REQUIRED WORK ::
Write out the material again exactly, please, and omit the pictures.

RECORDED DATA ::
☆ ☆ ☆ ☆

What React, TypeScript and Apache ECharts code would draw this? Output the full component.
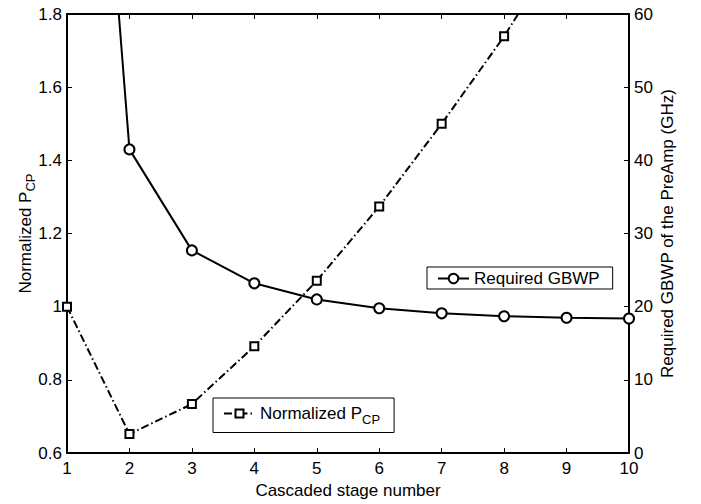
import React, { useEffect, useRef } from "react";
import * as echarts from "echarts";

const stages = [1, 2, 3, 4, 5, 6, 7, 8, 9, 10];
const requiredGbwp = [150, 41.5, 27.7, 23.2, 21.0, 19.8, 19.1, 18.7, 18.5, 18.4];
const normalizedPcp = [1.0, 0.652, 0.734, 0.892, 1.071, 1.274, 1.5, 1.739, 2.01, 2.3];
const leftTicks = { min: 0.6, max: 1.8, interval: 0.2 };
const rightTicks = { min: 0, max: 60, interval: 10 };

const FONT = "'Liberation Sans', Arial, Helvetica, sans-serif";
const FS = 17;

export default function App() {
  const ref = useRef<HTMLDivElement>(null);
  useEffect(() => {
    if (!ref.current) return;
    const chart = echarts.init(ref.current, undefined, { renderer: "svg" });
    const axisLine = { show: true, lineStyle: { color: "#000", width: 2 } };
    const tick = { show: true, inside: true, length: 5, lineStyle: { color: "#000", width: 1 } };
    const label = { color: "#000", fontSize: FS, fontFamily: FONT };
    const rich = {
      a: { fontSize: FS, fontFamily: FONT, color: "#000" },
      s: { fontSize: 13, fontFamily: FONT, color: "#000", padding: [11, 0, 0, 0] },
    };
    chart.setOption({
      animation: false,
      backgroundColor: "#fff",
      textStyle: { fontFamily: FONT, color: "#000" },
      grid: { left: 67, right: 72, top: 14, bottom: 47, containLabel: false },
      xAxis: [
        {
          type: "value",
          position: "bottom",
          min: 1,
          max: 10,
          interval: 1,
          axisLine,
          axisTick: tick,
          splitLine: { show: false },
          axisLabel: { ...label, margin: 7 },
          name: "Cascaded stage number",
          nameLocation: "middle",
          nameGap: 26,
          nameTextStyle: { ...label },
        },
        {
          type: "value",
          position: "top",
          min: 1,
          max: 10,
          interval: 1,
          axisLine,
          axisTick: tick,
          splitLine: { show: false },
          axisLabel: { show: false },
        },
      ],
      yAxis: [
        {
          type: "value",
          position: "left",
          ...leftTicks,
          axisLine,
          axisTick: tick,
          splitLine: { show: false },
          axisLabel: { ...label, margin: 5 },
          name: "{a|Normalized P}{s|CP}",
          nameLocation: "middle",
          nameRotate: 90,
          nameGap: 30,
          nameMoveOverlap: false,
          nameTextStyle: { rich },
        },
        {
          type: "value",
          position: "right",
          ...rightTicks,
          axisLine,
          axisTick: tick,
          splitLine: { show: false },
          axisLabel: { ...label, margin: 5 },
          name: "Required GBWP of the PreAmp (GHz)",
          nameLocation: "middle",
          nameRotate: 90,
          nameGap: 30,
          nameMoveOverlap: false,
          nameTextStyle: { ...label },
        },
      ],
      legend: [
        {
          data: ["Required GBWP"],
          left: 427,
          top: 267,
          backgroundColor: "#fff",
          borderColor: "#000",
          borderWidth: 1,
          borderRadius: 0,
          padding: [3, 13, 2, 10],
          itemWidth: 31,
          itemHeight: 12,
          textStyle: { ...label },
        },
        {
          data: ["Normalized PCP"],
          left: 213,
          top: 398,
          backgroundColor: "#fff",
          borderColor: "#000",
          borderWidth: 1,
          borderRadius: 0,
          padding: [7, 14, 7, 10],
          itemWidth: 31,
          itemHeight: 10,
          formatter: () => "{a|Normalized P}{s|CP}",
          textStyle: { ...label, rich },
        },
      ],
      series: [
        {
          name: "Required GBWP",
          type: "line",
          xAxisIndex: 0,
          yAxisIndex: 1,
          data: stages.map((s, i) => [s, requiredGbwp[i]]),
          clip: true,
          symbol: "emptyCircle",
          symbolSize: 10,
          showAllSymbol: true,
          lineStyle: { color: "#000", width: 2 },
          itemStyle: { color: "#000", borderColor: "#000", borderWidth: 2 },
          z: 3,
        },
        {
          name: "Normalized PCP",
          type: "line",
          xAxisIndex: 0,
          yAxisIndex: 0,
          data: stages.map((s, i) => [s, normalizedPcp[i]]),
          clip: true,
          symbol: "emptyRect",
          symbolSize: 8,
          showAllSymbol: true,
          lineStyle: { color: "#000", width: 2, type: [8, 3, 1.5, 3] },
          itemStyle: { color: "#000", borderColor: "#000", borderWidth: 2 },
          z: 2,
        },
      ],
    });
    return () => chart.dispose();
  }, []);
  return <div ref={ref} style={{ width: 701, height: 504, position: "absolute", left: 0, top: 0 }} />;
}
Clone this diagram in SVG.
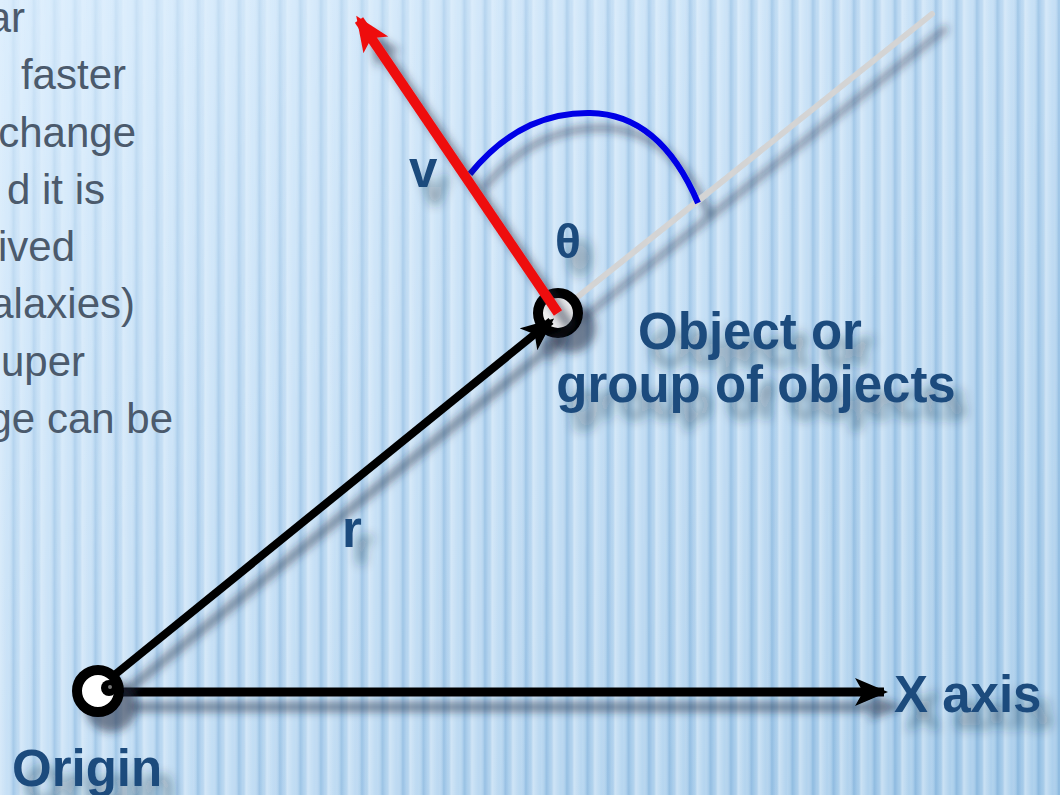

☆ ☆ ☆ ☆

RESULT OF THIS TASK ::
What React, TypeScript and Apache ECharts code would draw this? Output the full component.
import React, { useEffect, useRef } from "react";
import * as echarts from "echarts";

const stages = [1, 2, 3, 4, 5, 6, 7, 8, 9, 10];
const requiredGbwp = [150, 41.5, 27.7, 23.2, 21.0, 19.8, 19.1, 18.7, 18.5, 18.4];
const normalizedPcp = [1.0, 0.652, 0.734, 0.892, 1.071, 1.274, 1.5, 1.739, 2.01, 2.3];
const leftTicks = { min: 0.6, max: 1.8, interval: 0.2 };
const rightTicks = { min: 0, max: 60, interval: 10 };

const FONT = "'Liberation Sans', Arial, Helvetica, sans-serif";
const FS = 17;

export default function App() {
  const ref = useRef<HTMLDivElement>(null);
  useEffect(() => {
    if (!ref.current) return;
    const chart = echarts.init(ref.current, undefined, { renderer: "svg" });
    const axisLine = { show: true, lineStyle: { color: "#000", width: 2 } };
    const tick = { show: true, inside: true, length: 5, lineStyle: { color: "#000", width: 1 } };
    const label = { color: "#000", fontSize: FS, fontFamily: FONT };
    const rich = {
      a: { fontSize: FS, fontFamily: FONT, color: "#000" },
      s: { fontSize: 13, fontFamily: FONT, color: "#000", padding: [11, 0, 0, 0] },
    };
    chart.setOption({
      animation: false,
      backgroundColor: "#fff",
      textStyle: { fontFamily: FONT, color: "#000" },
      grid: { left: 67, right: 72, top: 14, bottom: 47, containLabel: false },
      xAxis: [
        {
          type: "value",
          position: "bottom",
          min: 1,
          max: 10,
          interval: 1,
          axisLine,
          axisTick: tick,
          splitLine: { show: false },
          axisLabel: { ...label, margin: 7 },
          name: "Cascaded stage number",
          nameLocation: "middle",
          nameGap: 26,
          nameTextStyle: { ...label },
        },
        {
          type: "value",
          position: "top",
          min: 1,
          max: 10,
          interval: 1,
          axisLine,
          axisTick: tick,
          splitLine: { show: false },
          axisLabel: { show: false },
        },
      ],
      yAxis: [
        {
          type: "value",
          position: "left",
          ...leftTicks,
          axisLine,
          axisTick: tick,
          splitLine: { show: false },
          axisLabel: { ...label, margin: 5 },
          name: "{a|Normalized P}{s|CP}",
          nameLocation: "middle",
          nameRotate: 90,
          nameGap: 30,
          nameMoveOverlap: false,
          nameTextStyle: { rich },
        },
        {
          type: "value",
          position: "right",
          ...rightTicks,
          axisLine,
          axisTick: tick,
          splitLine: { show: false },
          axisLabel: { ...label, margin: 5 },
          name: "Required GBWP of the PreAmp (GHz)",
          nameLocation: "middle",
          nameRotate: 90,
          nameGap: 30,
          nameMoveOverlap: false,
          nameTextStyle: { ...label },
        },
      ],
      legend: [
        {
          data: ["Required GBWP"],
          left: 427,
          top: 267,
          backgroundColor: "#fff",
          borderColor: "#000",
          borderWidth: 1,
          borderRadius: 0,
          padding: [3, 13, 2, 10],
          itemWidth: 31,
          itemHeight: 12,
          textStyle: { ...label },
        },
        {
          data: ["Normalized PCP"],
          left: 213,
          top: 398,
          backgroundColor: "#fff",
          borderColor: "#000",
          borderWidth: 1,
          borderRadius: 0,
          padding: [7, 14, 7, 10],
          itemWidth: 31,
          itemHeight: 10,
          formatter: () => "{a|Normalized P}{s|CP}",
          textStyle: { ...label, rich },
        },
      ],
      series: [
        {
          name: "Required GBWP",
          type: "line",
          xAxisIndex: 0,
          yAxisIndex: 1,
          data: stages.map((s, i) => [s, requiredGbwp[i]]),
          clip: true,
          symbol: "emptyCircle",
          symbolSize: 10,
          showAllSymbol: true,
          lineStyle: { color: "#000", width: 2 },
          itemStyle: { color: "#000", borderColor: "#000", borderWidth: 2 },
          z: 3,
        },
        {
          name: "Normalized PCP",
          type: "line",
          xAxisIndex: 0,
          yAxisIndex: 0,
          data: stages.map((s, i) => [s, normalizedPcp[i]]),
          clip: true,
          symbol: "emptyRect",
          symbolSize: 8,
          showAllSymbol: true,
          lineStyle: { color: "#000", width: 2, type: [8, 3, 1.5, 3] },
          itemStyle: { color: "#000", borderColor: "#000", borderWidth: 2 },
          z: 2,
        },
      ],
    });
    return () => chart.dispose();
  }, []);
  return <div ref={ref} style={{ width: 701, height: 504, position: "absolute", left: 0, top: 0 }} />;
}
Clone this diagram in SVG.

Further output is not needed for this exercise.